Ichiro is gone, the fences have come in, and Felix is signed–could it be the tide is turning?
I didn’t totally embrace Hamilton becoming a Mariner. Even with the fences coming in Safeco is still a pitchers park. The M’s should be going after a John Olerud-Randy Winn-Ichiro Suzuki type of hitter for their club. Contact doubles hitters with some speed to their game and a solid OBP. And until that happens they need to invest in their pitching and what better than a Cy Young winner with a perfect game on his resume? And a grand slam as well?
Hopefully this is the start of something for the club. Absolutely grates on me that Ichiro is a Yankee. Sure he didn’t fit with the club anymore but its amazing how he fits in seamlessly with the Yankees. That how it should have been here but the club never invested in the right players after 2001. And they never invested properly with Ichiro, getting the right players around him. I’m hoping that’s changing with this signing of Felix.
The Mariners already have doubles hitters. They need ONE guy to drive them in so I understand the lust for Hamilton’s bat, but it is attached to a far riskier person.
As far as Ichiro, he worked better in NY for the same reason he worked better in 2001 here — he wasn’t the primary focus. He likes attention on his terms, and not be the default face of the franchise because there simply is no one else.
I dunno, trading Felix makes sense. Lose one pitcher and get a whole other team in return. Who do you want? The Cards, Braves … How about 9 Yenkees? Of course, any swap naturally includes Mariner front office stuffed suits for a young, assertive, whip smart and hungry/wise management team.
A trade can make sense, but give the mediocre success rate of the Mariners in these deals (Cliff Lee the latest), it’s at least as great a risk as seven years for a pitcher. And as far as mgt, you have need to have value to make a trade.
Hah. Of course you’re correct. But, there’s always the dream of Seattle having a good-great baseball team.

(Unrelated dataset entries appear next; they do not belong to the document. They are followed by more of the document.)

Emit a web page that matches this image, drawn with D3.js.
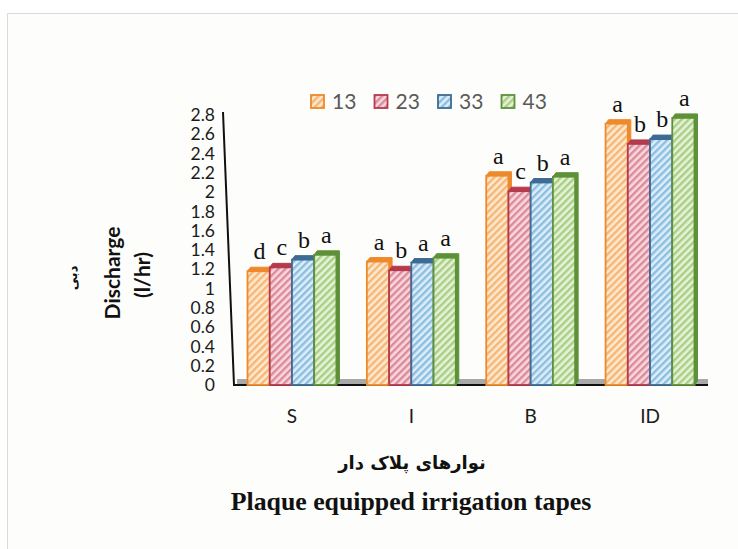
<!DOCTYPE html>
<html lang="en">
<head>
    <meta charset="UTF-8">
    <title>Discharge of plaque equipped irrigation tapes</title>
    <script src="https://d3js.org/d3.v7.min.js"></script>
    <style>
        body { margin: 0; background: #fff; }
        svg { display: block; }
    </style>
</head>
<body>
    <svg width="738" height="549"></svg>

    <script>
        // Data
        const categories = ["S", "I", "B", "ID"];
        const seriesNames = ["13", "23", "33", "43"];
        const values13 = [1.18, 1.28, 2.17, 2.71];
        const values23 = [1.22, 1.19, 2.01, 2.50];
        const values33 = [1.30, 1.27, 2.10, 2.55];
        const values43 = [1.35, 1.32, 2.16, 2.77];
        const letters13 = ["d", "a", "a", "a"];
        const letters23 = ["c", "b", "c", "b"];
        const letters33 = ["b", "a", "b", "b"];
        const letters43 = ["a", "a", "a", "a"];
        const yTicks = [0, 0.2, 0.4, 0.6, 0.8, 1, 1.2, 1.4, 1.6, 1.8, 2, 2.2, 2.4, 2.6, 2.8];

        const allValues = [values13, values23, values33, values43];
        const allLetters = [letters13, letters23, letters33, letters43];

        // colours: [edge, background, stripe]
        const palette = [
            ["#EE8A2C", "#FDE9CF", "#F6B676"],
            ["#B53A4D", "#F8D8DE", "#DC8A99"],
            ["#3E6B94", "#DCEEF9", "#8DBEDF"],
            ["#5E9138", "#E6F2D8", "#A9CF85"]
        ];

        const svg = d3.select("svg");

        // outer frame
        svg.append("rect")
            .attr("x", 7.5).attr("y", 13.5)
            .attr("width", 740).attr("height", 545)
            .attr("fill", "#FDFDFB")
            .attr("stroke", "#DEDAD4");

        // hatch patterns
        const defs = svg.append("defs");
        palette.forEach((c, i) => {
            const p = defs.append("pattern")
                .attr("id", "hatch" + i)
                .attr("patternUnits", "userSpaceOnUse")
                .attr("width", 5).attr("height", 5)
                .attr("patternTransform", "rotate(45)");
            p.append("rect").attr("width", 5).attr("height", 5).attr("fill", c[1]);
            p.append("rect").attr("width", 2.4).attr("height", 5).attr("fill", c[2]);
        });

        const x0 = d3.scaleBand()
            .domain(categories)
            .range([232, 710])
            .paddingInner(0.255)
            .paddingOuter(0.13);

        const x1 = d3.scaleBand()
            .domain(seriesNames)
            .range([0, x0.bandwidth()]);

        const y = d3.scaleLinear()
            .domain([0, 2.8])
            .range([385, 115]);

        // floor + axis line
        svg.append("rect")
            .attr("x", 237).attr("y", 379)
            .attr("width", 471).attr("height", 5)
            .attr("fill", "#A9A9A9");
        svg.append("path")
            .attr("d", "M223,112 L234,385 L708,385")
            .attr("fill", "none")
            .attr("stroke", "#111")
            .attr("stroke-width", 2);

        // y axis labels
        const yAxis = svg.append("g")
            .attr("transform", "translate(215,0)")
            .call(d3.axisLeft(y).tickValues(yTicks).tickSize(0).tickPadding(0)
                .tickFormat(d => String(+d.toFixed(1))));
        yAxis.select(".domain").remove();
        yAxis.selectAll("text")
            .attr("font-family", "Lato, 'Open Sans', sans-serif")
            .attr("font-size", 17.5)
            .attr("fill", "#1a1a1a");

        // x axis labels
        const xAxis = svg.append("g")
            .attr("transform", "translate(0,409.5)")
            .call(d3.axisBottom(x0).tickSize(0).tickPadding(0));
        xAxis.select(".domain").remove();
        xAxis.selectAll("text")
            .attr("font-family", "Lato, 'Open Sans', sans-serif")
            .attr("font-size", 19)
            .attr("fill", "#1a1a1a");

        // bars (front face + 3D top)
        const dx = 3, dy = 4;
        const rows = [];
        categories.forEach((cat, ci) => {
            seriesNames.forEach((s, si) => {
                rows.push({ cat, s, si, v: allValues[si][ci], letter: allLetters[si][ci] });
            });
        });

        const bars = svg.append("g").selectAll("g")
            .data(rows)
            .join("g")
            .attr("transform", d => `translate(${x0(d.cat) + x1(d.s)},0)`);

        const bw = x1.bandwidth();

        bars.append("path")
            .attr("d", d => {
                const t = y(d.v);
                return `M0,${t} L${dx},${t - dy} L${bw + dx},${t - dy} L${bw + dx},${y(0) - dy} L${bw},${y(0)} L${bw},${t} Z`;
            })
            .attr("fill", d => palette[d.si][0])
            .attr("stroke", d => palette[d.si][0])
            .attr("stroke-width", 1);

        bars.append("rect")
            .attr("x", 0)
            .attr("y", d => y(d.v))
            .attr("width", bw)
            .attr("height", d => y(0) - y(d.v))
            .attr("fill", d => `url(#hatch${d.si})`)
            .attr("stroke", d => palette[d.si][0])
            .attr("stroke-width", 1.8);

        bars.append("text")
            .attr("x", bw / 2 + 1)
            .attr("y", d => y(d.v) - dy - 8)
            .attr("text-anchor", "middle")
            .attr("font-family", "'Liberation Serif', 'Times New Roman', serif")
            .attr("font-size", 24)
            .attr("fill", "#111")
            .text(d => d.letter);

        // legend
        const legend = svg.append("g").selectAll("g")
            .data(seriesNames)
            .join("g")
            .attr("transform", (d, i) => `translate(${311 + i * 63.5},95)`);
        legend.append("rect")
            .attr("width", 13).attr("height", 13)
            .attr("fill", (d, i) => `url(#hatch${i})`)
            .attr("stroke", (d, i) => palette[i][0])
            .attr("stroke-width", 1.8);
        legend.append("text")
            .attr("x", 21).attr("y", 13.5)
            .attr("font-family", "Lato, 'Open Sans', sans-serif")
            .attr("font-size", 21)
            .attr("fill", "#595959")
            .text(d => d);

        // axis titles
        svg.append("text")
            .attr("transform", "translate(120,273) rotate(-90)")
            .attr("text-anchor", "middle")
            .attr("font-family", "Lato, 'Open Sans', sans-serif")
            .attr("font-weight", "bold")
            .attr("font-size", 21)
            .attr("fill", "#111")
            .text("Discharge");
        svg.append("text")
            .attr("transform", "translate(150,275) rotate(-90)")
            .attr("text-anchor", "middle")
            .attr("font-family", "Lato, 'Open Sans', sans-serif")
            .attr("font-weight", "bold")
            .attr("font-size", 21)
            .attr("fill", "#111")
            .text("(l/hr)");
        svg.append("text")
            .attr("transform", "translate(77,278) rotate(-90)")
            .attr("text-anchor", "middle")
            .attr("font-family", "'DejaVu Sans', sans-serif")
            .attr("font-weight", "bold")
            .attr("font-size", 13)
            .attr("fill", "#111")
            .text("دبی");

        svg.append("text")
            .attr("x", 412).attr("y", 469)
            .attr("text-anchor", "middle")
            .attr("direction", "rtl")
            .attr("font-family", "'DejaVu Sans', sans-serif")
            .attr("font-weight", "bold")
            .attr("font-size", 18)
            .attr("fill", "#111")
            .text("نوارهای پلاک دار");
        svg.append("text")
            .attr("x", 411).attr("y", 510)
            .attr("text-anchor", "middle")
            .attr("font-family", "'Liberation Serif', 'Times New Roman', serif")
            .attr("font-weight", "bold")
            .attr("font-size", 25.8)
            .attr("fill", "#111")
            .text("Plaque equipped irrigation tapes");
    </script>
</body>
</html>
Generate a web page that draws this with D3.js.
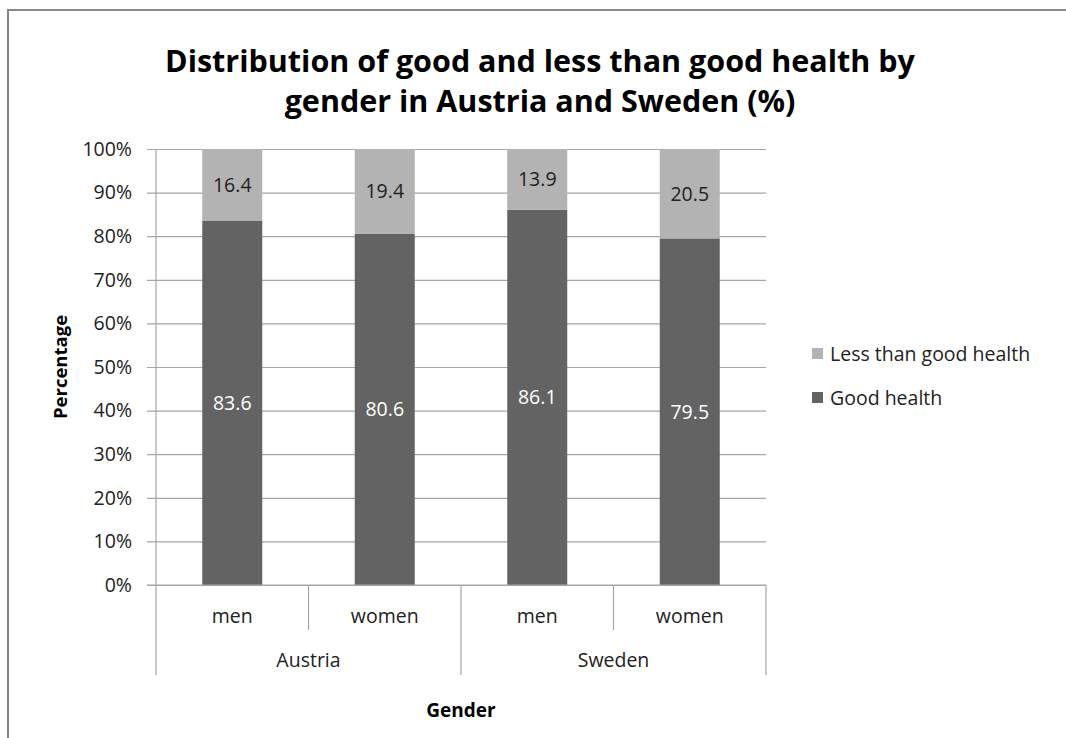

I’m old enough to have watched Robin Roberts pitch for the Phillies in the 1950s. One time he pitched 28 complete games in a row. He pitched over 300 innings six times in his career. Nolan Ryan once (in 1974) threw over 200 pitches in a 13 inning game. Neither of them had the benefit of today’s training and conditioning knowledge or facilities. Felix most likely won’t throw as many pitches as either of them in his career or throw any harder then the von Ryan Express did but he sure as hell can last through age 33 without requiring a miracle.
Do the math and you will find games that Felix starts draw 19% more than games he doesn’t start. I think he probably draws a similar increase in TV viewers of M’s games. The M’s will get about $95MM next year from the MLB national media deal ($50MM) and their regional medial deal ($45MM). This will probably be their last season ever with a payroll under $100MM. After the 2014 season is over their regional media deal should exceed $100MM a season, given the competition between Fox, Time-Warner and Comcast to create a viable national competitor to ESPN by weaving together sufficient regional deals to make it believable. Foxs’s CEO acknowledged this a couple of days ago, it’s not a secret. I believe I also saw some mention of the team nearly having paid off their obligation on Safeco recently. They have got the money and the prospects and the incentive to build the team into a contender and they are more than half way there.